Data supplied>
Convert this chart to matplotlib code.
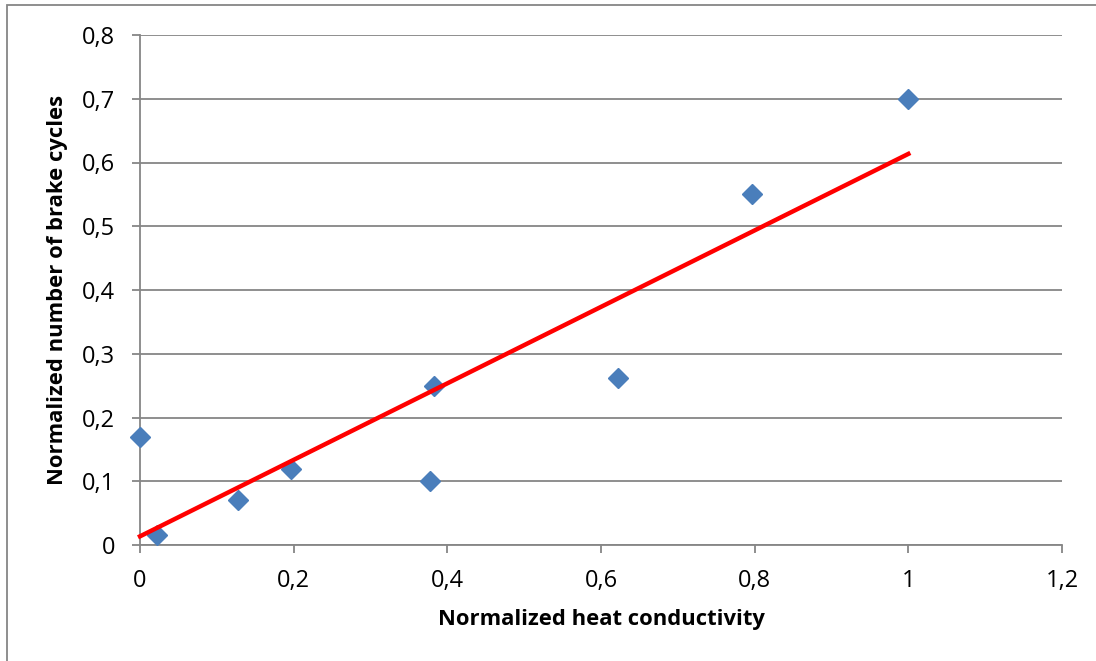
==
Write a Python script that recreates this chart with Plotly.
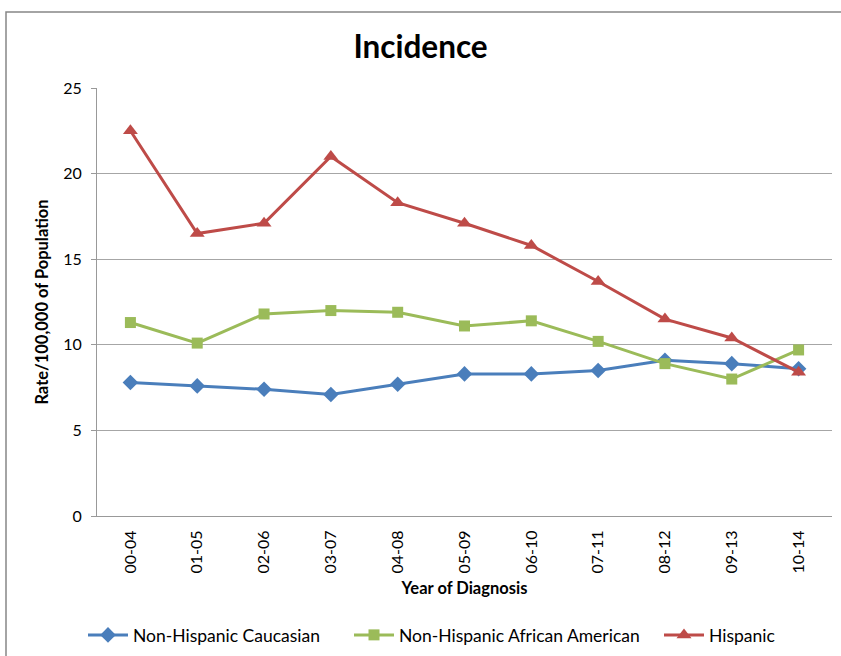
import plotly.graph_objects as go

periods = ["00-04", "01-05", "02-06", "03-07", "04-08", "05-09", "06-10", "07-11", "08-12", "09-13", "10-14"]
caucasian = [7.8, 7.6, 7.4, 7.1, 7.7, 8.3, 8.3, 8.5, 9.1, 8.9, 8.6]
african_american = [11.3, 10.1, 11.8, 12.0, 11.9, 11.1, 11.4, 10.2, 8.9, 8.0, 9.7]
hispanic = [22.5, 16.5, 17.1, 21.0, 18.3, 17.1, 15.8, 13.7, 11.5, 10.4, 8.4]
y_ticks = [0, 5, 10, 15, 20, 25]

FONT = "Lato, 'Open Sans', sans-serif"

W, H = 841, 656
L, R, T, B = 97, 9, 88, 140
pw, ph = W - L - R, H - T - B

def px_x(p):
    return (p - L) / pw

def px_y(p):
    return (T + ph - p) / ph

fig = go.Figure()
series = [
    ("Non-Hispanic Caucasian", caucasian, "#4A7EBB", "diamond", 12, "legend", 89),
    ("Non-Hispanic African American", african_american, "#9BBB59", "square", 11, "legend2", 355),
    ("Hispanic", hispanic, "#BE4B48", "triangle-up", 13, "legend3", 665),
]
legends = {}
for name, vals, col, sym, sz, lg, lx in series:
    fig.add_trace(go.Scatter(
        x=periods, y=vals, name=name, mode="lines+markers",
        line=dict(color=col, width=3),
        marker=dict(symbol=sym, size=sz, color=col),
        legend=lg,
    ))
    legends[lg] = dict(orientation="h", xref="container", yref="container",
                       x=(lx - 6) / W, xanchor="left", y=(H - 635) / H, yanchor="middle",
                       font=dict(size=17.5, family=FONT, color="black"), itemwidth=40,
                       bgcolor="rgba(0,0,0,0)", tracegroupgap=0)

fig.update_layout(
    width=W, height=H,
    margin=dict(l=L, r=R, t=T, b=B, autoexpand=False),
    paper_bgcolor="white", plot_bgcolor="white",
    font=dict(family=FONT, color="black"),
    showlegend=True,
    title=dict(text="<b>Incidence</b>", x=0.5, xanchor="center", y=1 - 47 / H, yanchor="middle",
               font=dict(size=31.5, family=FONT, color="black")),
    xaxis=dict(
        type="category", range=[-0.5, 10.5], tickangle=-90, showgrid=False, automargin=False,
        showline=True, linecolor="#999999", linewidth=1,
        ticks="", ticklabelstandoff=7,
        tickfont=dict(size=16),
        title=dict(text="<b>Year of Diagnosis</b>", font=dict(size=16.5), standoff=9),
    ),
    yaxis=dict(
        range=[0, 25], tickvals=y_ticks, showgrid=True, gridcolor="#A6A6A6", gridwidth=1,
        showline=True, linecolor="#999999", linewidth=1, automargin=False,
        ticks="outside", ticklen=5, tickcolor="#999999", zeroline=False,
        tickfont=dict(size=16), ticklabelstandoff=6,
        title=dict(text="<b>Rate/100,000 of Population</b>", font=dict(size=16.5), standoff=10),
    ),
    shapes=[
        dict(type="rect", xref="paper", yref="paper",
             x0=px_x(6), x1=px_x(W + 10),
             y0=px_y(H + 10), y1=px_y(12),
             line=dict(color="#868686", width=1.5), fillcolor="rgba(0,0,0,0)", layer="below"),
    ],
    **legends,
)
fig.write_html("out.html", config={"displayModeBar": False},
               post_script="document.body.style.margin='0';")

Aim of the exercise>
Leave the pictures aside and restate exactly the lines from the one containing "Write a Python" to the one containing "y_ticks = [0, 5, 10, 15, 20, 25]", those two lines included.

Answer to this task>
Write a Python script that recreates this chart with Plotly.
import plotly.graph_objects as go

periods = ["00-04", "01-05", "02-06", "03-07", "04-08", "05-09", "06-10", "07-11", "08-12", "09-13", "10-14"]
caucasian = [7.8, 7.6, 7.4, 7.1, 7.7, 8.3, 8.3, 8.5, 9.1, 8.9, 8.6]
african_american = [11.3, 10.1, 11.8, 12.0, 11.9, 11.1, 11.4, 10.2, 8.9, 8.0, 9.7]
hispanic = [22.5, 16.5, 17.1, 21.0, 18.3, 17.1, 15.8, 13.7, 11.5, 10.4, 8.4]
y_ticks = [0, 5, 10, 15, 20, 25]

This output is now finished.